Pendant huit jours, l’espion séjourna à la Fosse-Ingant, poursuivant son enquête : il avait ouvert le bocal et fait l’inventaire des pièces qui y étaient renfermées ; toutes établissaient la complicité de Desilles, et la véracité des délations de Chévetel. Outre les lettres autographes du Comte d’Artois, les commissions en blanc, les minutes des proclamations de la Rouerie, les inventaires d’armes et de munitions, on y trouva mention des cotisations payées par certains affiliés, Locquet de Granville, Groult de la Motte, Morin Delaunay, Thérèse de Moëlien, et aussi le nom de Thomazeau, quincaillier à Saint-Malo, qui avait fourni des armes, ainsi que les quittances des sommes reçues par Fontevieux pour ses frais de voyage.

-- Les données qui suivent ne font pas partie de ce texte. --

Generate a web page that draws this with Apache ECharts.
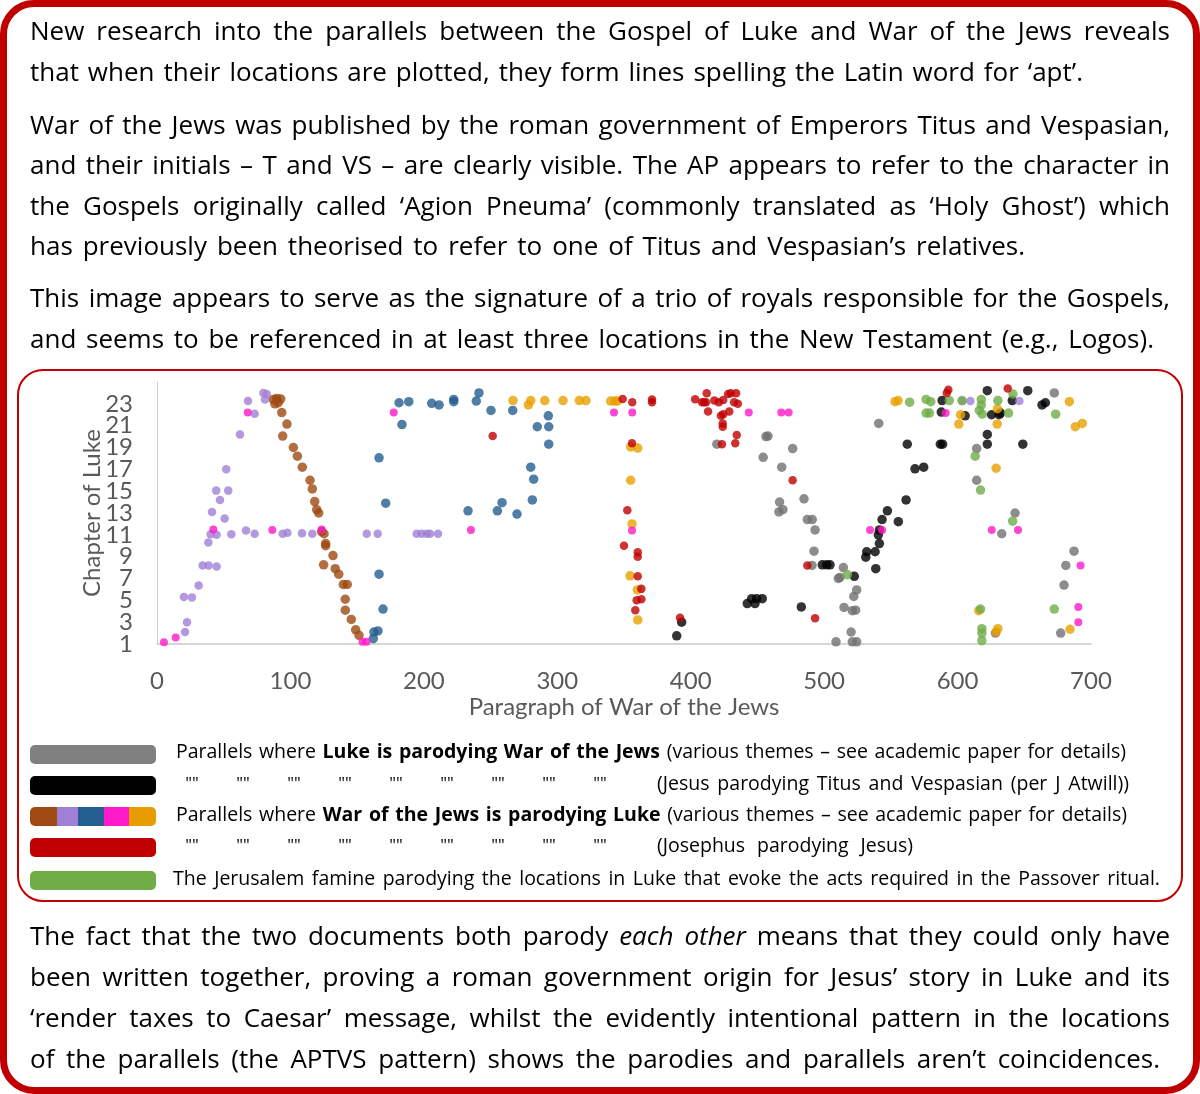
<!DOCTYPE html>
<html>
<head>
<meta charset="utf-8">
<script src="https://cdn.jsdelivr.net/npm/echarts@6/dist/echarts.min.js"></script>
<style>
  html, body { margin:0; padding:0; background:#fff; }
  body { width:1200px; height:1094px; position:relative; overflow:hidden; font-family: "Open Sans", Lato, sans-serif; color:#000; }
  #chart { position:absolute; left:0; top:0; width:1200px; height:1094px; z-index:1; }
  .frame { position:absolute; box-sizing:border-box; pointer-events:none; z-index:3; }
  .ln { position:absolute; white-space:nowrap; font-size:26px; line-height:30px; z-index:2; }
  .lg { position:absolute; white-space:nowrap; font-size:19.5px; line-height:22px; z-index:2; }
  .bar { position:absolute; left:30px; width:126px; height:19px; border-radius:5px; overflow:hidden; z-index:2; display:flex; }
  .q { position:absolute; font-size:17px; line-height:22px; z-index:2; transform:translateX(-50%); }
</style>
</head>
<body>
<div id="chart"></div>
<div class="frame" style="left:0;top:0;width:1200px;height:1094px;border:7px solid #c00000;border-radius:34px;"></div>
<div class="frame" style="left:17px;top:369px;width:1166px;height:533px;border:2.5px solid #c00000;border-radius:26px;"></div>

<div class="ln" style="left:30px;top:15px" data-w="1140"><span>New research into the parallels between the Gospel of Luke and War of the Jews reveals</span></div>
<div class="ln" style="left:30px;top:56px" data-w="1053"><span>that when their locations are plotted, they form lines spelling the Latin word for ‘apt’.</span></div>
<div class="ln" style="left:30px;top:109px" data-w="1140"><span>War of the Jews was published by the roman government of Emperors Titus and Vespasian,</span></div>
<div class="ln" style="left:30px;top:149px" data-w="1140"><span>and their initials – T and VS – are clearly visible. The AP appears to refer to the character in</span></div>
<div class="ln" style="left:30px;top:190px" data-w="1140"><span>the Gospels originally called ‘Agion Pneuma’ (commonly translated as ‘Holy Ghost’) which</span></div>
<div class="ln" style="left:30px;top:230px" data-w="995"><span>has previously been theorised to refer to one of Titus and Vespasian’s relatives.</span></div>
<div class="ln" style="left:30px;top:282px" data-w="1140"><span>This image appears to serve as the signature of a trio of royals responsible for the Gospels,</span></div>
<div class="ln" style="left:30px;top:323px" data-w="1124"><span>and seems to be referenced in at least three locations in the New Testament (e.g., Logos).</span></div>

<div class="ln" style="left:30px;top:920px" data-w="1140"><span>The fact that the two documents both parody <i>each other</i> means that they could only have</span></div>
<div class="ln" style="left:30px;top:961px" data-w="1140"><span>been written together, proving a roman government origin for Jesus’ story in Luke and its</span></div>
<div class="ln" style="left:30px;top:1002px" data-w="1140"><span>‘render taxes to Caesar’ message, whilst the evidently intentional pattern in the locations</span></div>
<div class="ln" style="left:30px;top:1043px" data-w="1130"><span>of the parallels (the APTVS pattern) shows the parodies and parallels aren’t coincidences.</span></div>

<div class="bar" style="top:745px;background:#808080"></div>
<div class="bar" style="top:776px;background:#000000"></div>
<div class="bar" style="top:807px"><div style="width:27px;background:#9e4a12"></div><div style="width:21px;background:#a07fd6"></div><div style="width:26px;background:#255e91"></div><div style="width:25px;background:#ff19c8"></div><div style="width:27px;background:#e89c00"></div></div>
<div class="bar" style="top:838px;background:#c00000"></div>
<div class="bar" style="top:871px;background:#70ad47"></div>

<div class="lg" style="left:176px;top:740px" data-w="950"><span>Parallels where <b>Luke is parodying War of the Jews</b> (various themes – see academic paper for details)</span></div>
<div class="lg" style="left:657px;top:772px" data-w="472"><span>(Jesus parodying Titus and Vespasian (per J Atwill))</span></div>
<div class="lg" style="left:176px;top:803px" data-w="951"><span>Parallels where <b>War of the Jews is parodying Luke</b> (various themes – see academic paper for details)</span></div>
<div class="lg" style="left:657px;top:834px" data-w="256"><span>(Josephus parodying Jesus)</span></div>
<div class="lg" style="left:173px;top:867px" data-w="987"><span>The Jerusalem famine parodying the locations in Luke that evoke the acts required in the Passover ritual.</span></div>
<div id="quotes"></div>

<script>
// ---------- DATA ----------
const xAxisRange = [0, 700, 100];   // min, max, interval (Paragraph of War of the Jews)
const yAxisRange = [1, 25, 2];      // min, max, interval (Chapter of Luke)

// Luke parodying War of the Jews (grey)
const greyPoints = [[419.6,19.3],[457.9,20.05],[456.4,20.0],[476.4,18.9],[454.3,18.1],[468.2,17.2],[484.9,14.3],[466.6,14.0],[469.1,13.3],[466.1,13.1],[487.4,12.4],[491.1,12.4],[493.2,11.45],[492.4,9.5],[490.9,8.2],[510.6,7.0],[508.9,1.2],[514.4,8.0],[511.9,7.1],[524.4,5.95],[522.2,5.35],[514.9,4.35],[521.1,4.05],[523.6,4.1],[520.2,2.1],[521.1,1.2],[524.4,1.2],[540.9,21.2],[614.3,18.9],[614.3,16.0],[643.1,13.0],[633.1,11.1],[672.5,24.0],[687.3,9.5],[681.1,8.2],[679.8,6.4],[677.3,2.0],[628.4,2.0]];
// Jesus parodying Titus and Vespasian (black)
const blackPoints = [[498.6,8.25],[501.9,8.25],[504.4,8.25],[445.7,5.15],[449.4,5.15],[453.6,5.15],[442.4,4.7],[448.2,4.7],[482.9,4.4],[393.2,3.0],[389.5,1.75],[522.6,7.2],[538.7,7.9],[531.9,9.45],[538.2,9.45],[531.2,8.95],[541.4,10.2],[540.6,11.0],[541.4,11.45],[543.4,12.4],[547.4,13.2],[555.6,12.2],[561.4,14.2],[568.1,17.05],[574.6,17.2],[562.3,19.3],[587.1,19.3],[588.8,19.3],[622.3,20.2],[622.3,19.3],[648.9,19.3],[588.4,23.3],[587.8,22.25],[605.7,21.9],[622.3,24.2],[625.5,22.0],[631.1,22.0],[632.2,22.15],[641,23.3],[652.6,24.2],[663.3,22.9],[665.8,23.1]];
// War of the Jews parodying Luke (brown, purple, blue, pink, orange)
const brownPoints = [[87.2,23.4],[89.7,23.5],[92.7,23.45],[88.4,23.0],[90.9,23.1],[93.5,22.2],[97.4,21.15],[94.2,20.05],[102.2,19.0],[105.2,18.2],[108.9,17.2],[114.7,16.0],[116.4,15.2],[118.2,14.05],[119.7,13.3],[121.2,13.0],[123.4,11.3],[125.2,11.1],[126.4,10.2],[126.4,10.0],[124.9,8.25],[131.9,9.1],[133.6,7.9],[136.2,7.4],[139.6,6.45],[142.6,6.45],[141.1,5.1],[141.1,4.1],[145.6,3.25],[148.9,2.3],[151.4,1.8]];
const purplePoints = [[21,2.1],[22.5,3.0],[20.2,5.3],[26.2,5.25],[31.2,6.35],[34.2,8.2],[38.7,8.2],[44.7,8.1],[38.5,10.3],[40.2,11.05],[44.7,11.0],[55.7,11.05],[66.7,11.4],[73.2,11.1],[94.2,11.1],[97.7,11.2],[108.7,11.15],[116.4,11.1],[157.2,11.1],[165.4,11.1],[41.2,13.1],[50.7,12.5],[47.2,14.2],[44.4,15.05],[53.4,15.05],[51.9,17.0],[62.2,20.2],[73.2,22.1],[68.2,23.25],[79.7,24.0],[82.2,23.9],[80.9,23.4],[194.6,11.1],[198.4,11.1],[202.1,11.1],[204.6,11.1],[210.6,11.1],[603.6,23.25],[609.6,23.25],[646.3,23.25]];
const bluePoints = [[166.4,18.05],[171.4,13.9],[166.4,7.4],[169.4,4.2],[162.6,2.1],[165.6,2.2],[162.1,1.5],[181.4,23.1],[188.7,23.2],[183.6,21.1],[205.9,23.05],[211.4,22.9],[222.4,23.4],[222.4,23.2],[241.3,24.0],[239.3,23.25],[250.3,22.4],[266.6,22.4],[293.3,21.9],[285,20.9],[293.6,20.9],[293.6,19.3],[280.1,17.2],[282.3,16.1],[281.3,14.2],[258.6,13.95],[255.1,13.2],[269.8,12.9],[233.1,13.2]];
const pinkPoints = [[5.2,1.15],[14,1.6],[68,22.2],[42.2,11.5],[86.4,11.45],[123.4,11.5],[154,1.2],[157,1.2],[177.4,22.2],[235.3,11.45],[342.5,22.2],[356.2,22.2],[356,11.4],[443.5,22.2],[467.9,22.2],[473.4,22.2],[591.1,22.15],[534.4,11.45],[543.4,11.45],[625.6,11.45],[645.3,11.45],[692.2,8.2],[690.5,4.4],[690.5,3.0]];
const orangePoints = [[266.8,23.3],[280.1,23.3],[278.3,22.9],[290.6,23.3],[304.3,23.3],[316.5,23.3],[321.5,23.3],[340,23.25],[343,23.25],[345,23.25],[355,19.05],[360.3,18.95],[355,16.0],[356,12.0],[354.5,7.25],[360,5.95],[360.3,3.2],[553.1,23.2],[555.4,23.3],[602.2,22.0],[600.9,21.15],[629.9,22.55],[629.7,21.15],[628.9,17.1],[615.9,4.05],[630.2,2.4],[628.9,2.1],[683.8,23.2],[688.2,20.9],[693.5,21.2],[684.3,2.35]];
// Josephus parodying Jesus (red)
const redPoints = [[251.6,20.05],[349,23.45],[356.2,23.15],[371,23.4],[371,23.15],[356,19.4],[352.5,13.25],[350,10.0],[360.3,9.4],[360.3,9.0],[360.3,7.2],[363,6.05],[359.5,5.0],[363,5.1],[358.5,4.1],[392,3.4],[403.3,23.43],[408.5,23.14],[410,23.14],[411.5,23.14],[412,23.98],[417.7,23.3],[421,23.14],[424.4,23.36],[428,23.9],[430,23.98],[434,23.98],[432.5,23.14],[435.3,23.0],[413,22.3],[424.4,22.05],[422.6,21.9],[428.9,22.3],[424,21.2],[424,20.9],[434.5,20.15],[423.4,19.3],[433.4,19.4],[476.4,16.0],[487.4,8.2],[493.2,3.35],[593.1,24.3],[591.9,24.0],[637.6,24.4]];
// Jerusalem famine / Passover ritual (green)
const greenPoints = [[517.4,7.35],[564.1,23.15],[576.4,23.4],[579.9,23.2],[576.4,22.15],[578.9,22.15],[593.8,23.3],[603.3,23.3],[617.8,23.4],[617.8,22.9],[616.3,22.4],[618.5,22.05],[630.2,23.3],[638.2,22.15],[641.5,23.9],[673.5,22.05],[613.2,18.2],[617.2,15.1],[641.3,12.25],[617.2,4.2],[618.2,2.4],[618.2,2.0],[618.2,1.3],[672.5,4.2]];

const seriesDefs = [
  { name:'grey',   data: greyPoints,   color:'#707070', size:9.5 },
  { name:'black',  data: blackPoints,  color:'#000000', size:9.5 },
  { name:'brown',  data: brownPoints,  color:'#9e4a12', size:9.5 },
  { name:'purple', data: purplePoints, color:'#a07fd6', size:8.5 },
  { name:'blue',   data: bluePoints,   color:'#255e91', size:9.5 },
  { name:'orange', data: orangePoints, color:'#e8a000', size:9.5 },
  { name:'green',  data: greenPoints,  color:'#70ad47', size:9.5 },
  { name:'pink',   data: pinkPoints,   color:'#ff19c8', size:8 },
  { name:'red',    data: redPoints,    color:'#c00000', size:8.5 }
];

// ---------- CHART ----------
const chart = echarts.init(document.getElementById('chart'), null, { renderer:'canvas' });
const axisFont = { fontFamily:'Lato', fontSize:24, color:'#595959' };
const yBase = {
  type:'value', min:yAxisRange[0], max:yAxisRange[1], interval:yAxisRange[2], position:'left',
  axisTick:{ show:false }, splitLine:{ show:false }
};
chart.setOption({
  animation:false,
  grid:{ left:157, right:109, top:382, bottom:450 },
  xAxis:{
    type:'value', min:xAxisRange[0], max:xAxisRange[1], interval:xAxisRange[2],
    name:'Paragraph of War of the Jews', nameLocation:'middle', nameGap:51, nameMoveOverlap:false,
    nameTextStyle:Object.assign({}, axisFont),
    axisLine:{ show:true, lineStyle:{ color:'#c8c8c8', width:1.5 } },
    axisTick:{ show:false }, splitLine:{ show:false },
    axisLabel:Object.assign({ margin:25 }, axisFont)
  },
  yAxis:[
    Object.assign({}, yBase, {
      name:'Chapter of Luke', nameLocation:'middle', nameGap:53, nameRotate:90, nameMoveOverlap:false,
      nameTextStyle:Object.assign({}, axisFont),
      axisLine:{ show:true, lineStyle:{ color:'#d0d0d0', width:1 } },
      axisLabel:Object.assign({ margin:24, showMinLabel:false, showMaxLabel:false }, axisFont)
    }),
    Object.assign({}, yBase, {
      axisLine:{ show:false },
      axisLabel:Object.assign({ margin:24, showMinLabel:true, showMaxLabel:false,
        formatter: v => (v === yAxisRange[0] ? String(v) : '') }, axisFont)
    })
  ],
  series: seriesDefs.map(s => ({
    type:'scatter', name:s.name, data:s.data, symbol:'circle', symbolSize:s.size, yAxisIndex:0,
    itemStyle:{ color:s.color }, emphasis:{ disabled:true }
  }))
});

// ---------- TEXT FITTING ----------
document.querySelectorAll('[data-w]').forEach(el => {
  const span = el.firstElementChild;
  const target = parseFloat(el.dataset.w);
  const w = span.getBoundingClientRect().width;
  const txt = span.textContent;
  const spaces = (txt.match(/ /g) || []).length;
  const diff = target - w;
  if (diff >= 0 && spaces) span.style.wordSpacing = (diff / spaces) + 'px';
  else span.style.letterSpacing = (diff / txt.length) + 'px';
});

// ditto marks in legend rows 2 and 4
const q = document.getElementById('quotes');
[772, 834].forEach(top => {
  for (let i = 0; i < 9; i++) {
    const d = document.createElement('div');
    d.className = 'q';
    d.style.left = (192 + i * 51) + 'px';
    d.style.top = top + 'px';
    d.textContent = '""';
    q.appendChild(d);
  }
});
</script>
</body>
</html>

Très renseigné par Chévetel, qui sous main dirigeait son compère, Lalligand lança contre Groult de la Motte, Locquet de Granville, Delaunay et Thomazeau des mandats d’amener : tous, conduits sous escorte à la Fosse-Ingant, affirmaient n’avoir pris aucune part au complot ; ils ne s’expliquaient pas comment leurs noms figuraient dans les papiers de la Rouerie, n’ayant jamais eu, disaient-ils, de relations avec lui depuis le commencement de la révolution. Les domestiques de la maison, les fournisseurs, les paysans du voisinage n’en apprirent pas davantage : on ne tira d’eux que quelques renseignemens très vagues.